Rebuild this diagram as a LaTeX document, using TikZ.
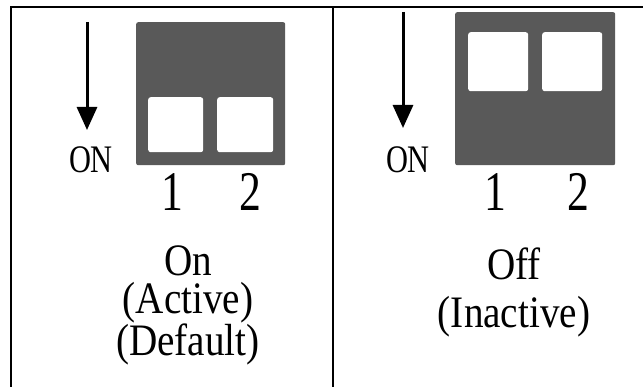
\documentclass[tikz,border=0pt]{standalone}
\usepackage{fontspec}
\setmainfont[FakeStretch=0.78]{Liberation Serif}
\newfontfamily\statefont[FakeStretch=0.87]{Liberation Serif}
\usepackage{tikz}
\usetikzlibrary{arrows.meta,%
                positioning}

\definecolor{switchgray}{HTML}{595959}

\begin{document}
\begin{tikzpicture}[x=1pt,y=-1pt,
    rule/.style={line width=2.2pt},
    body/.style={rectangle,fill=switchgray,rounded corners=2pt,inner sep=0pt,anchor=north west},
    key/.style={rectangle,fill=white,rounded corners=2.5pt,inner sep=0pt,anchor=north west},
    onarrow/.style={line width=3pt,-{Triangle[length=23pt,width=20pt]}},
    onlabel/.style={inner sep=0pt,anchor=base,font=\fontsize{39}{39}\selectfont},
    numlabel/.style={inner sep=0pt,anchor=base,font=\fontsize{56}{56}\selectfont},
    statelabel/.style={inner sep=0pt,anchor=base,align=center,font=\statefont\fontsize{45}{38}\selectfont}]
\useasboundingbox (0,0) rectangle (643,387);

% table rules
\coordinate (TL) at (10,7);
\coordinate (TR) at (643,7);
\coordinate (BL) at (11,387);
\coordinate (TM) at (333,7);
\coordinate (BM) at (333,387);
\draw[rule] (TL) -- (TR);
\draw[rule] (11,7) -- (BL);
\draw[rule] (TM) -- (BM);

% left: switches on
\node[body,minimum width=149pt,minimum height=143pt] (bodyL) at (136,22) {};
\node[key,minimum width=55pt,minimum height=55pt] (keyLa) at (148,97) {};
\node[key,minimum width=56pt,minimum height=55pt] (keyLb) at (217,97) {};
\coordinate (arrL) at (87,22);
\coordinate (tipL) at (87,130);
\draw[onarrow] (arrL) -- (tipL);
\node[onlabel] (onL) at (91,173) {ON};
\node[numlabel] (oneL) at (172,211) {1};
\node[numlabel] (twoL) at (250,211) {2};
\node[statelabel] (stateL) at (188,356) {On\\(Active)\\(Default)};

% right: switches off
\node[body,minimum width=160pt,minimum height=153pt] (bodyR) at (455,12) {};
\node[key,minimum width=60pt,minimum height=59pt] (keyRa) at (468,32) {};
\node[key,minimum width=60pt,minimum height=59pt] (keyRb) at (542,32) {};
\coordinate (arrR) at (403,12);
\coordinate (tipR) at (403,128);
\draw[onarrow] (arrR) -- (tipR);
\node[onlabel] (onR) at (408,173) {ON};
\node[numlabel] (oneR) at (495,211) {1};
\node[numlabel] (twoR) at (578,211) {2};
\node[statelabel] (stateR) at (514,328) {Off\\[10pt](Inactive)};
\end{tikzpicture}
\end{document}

— Given problem —
Reproduce exactly the run of lines that opens the listing and closes with the line holding "(0,0) rectangle (643,387);". Pictures are excluded.

— Task response —
Rebuild this diagram as a LaTeX document, using TikZ.
\documentclass[tikz,border=0pt]{standalone}
\usepackage{fontspec}
\setmainfont[FakeStretch=0.78]{Liberation Serif}
\newfontfamily\statefont[FakeStretch=0.87]{Liberation Serif}
\usepackage{tikz}
\usetikzlibrary{arrows.meta,%
                positioning}

\definecolor{switchgray}{HTML}{595959}

\begin{document}
\begin{tikzpicture}[x=1pt,y=-1pt,
    rule/.style={line width=2.2pt},
    body/.style={rectangle,fill=switchgray,rounded corners=2pt,inner sep=0pt,anchor=north west},
    key/.style={rectangle,fill=white,rounded corners=2.5pt,inner sep=0pt,anchor=north west},
    onarrow/.style={line width=3pt,-{Triangle[length=23pt,width=20pt]}},
    onlabel/.style={inner sep=0pt,anchor=base,font=\fontsize{39}{39}\selectfont},
    numlabel/.style={inner sep=0pt,anchor=base,font=\fontsize{56}{56}\selectfont},
    statelabel/.style={inner sep=0pt,anchor=base,align=center,font=\statefont\fontsize{45}{38}\selectfont}]
\useasboundingbox (0,0) rectangle (643,387);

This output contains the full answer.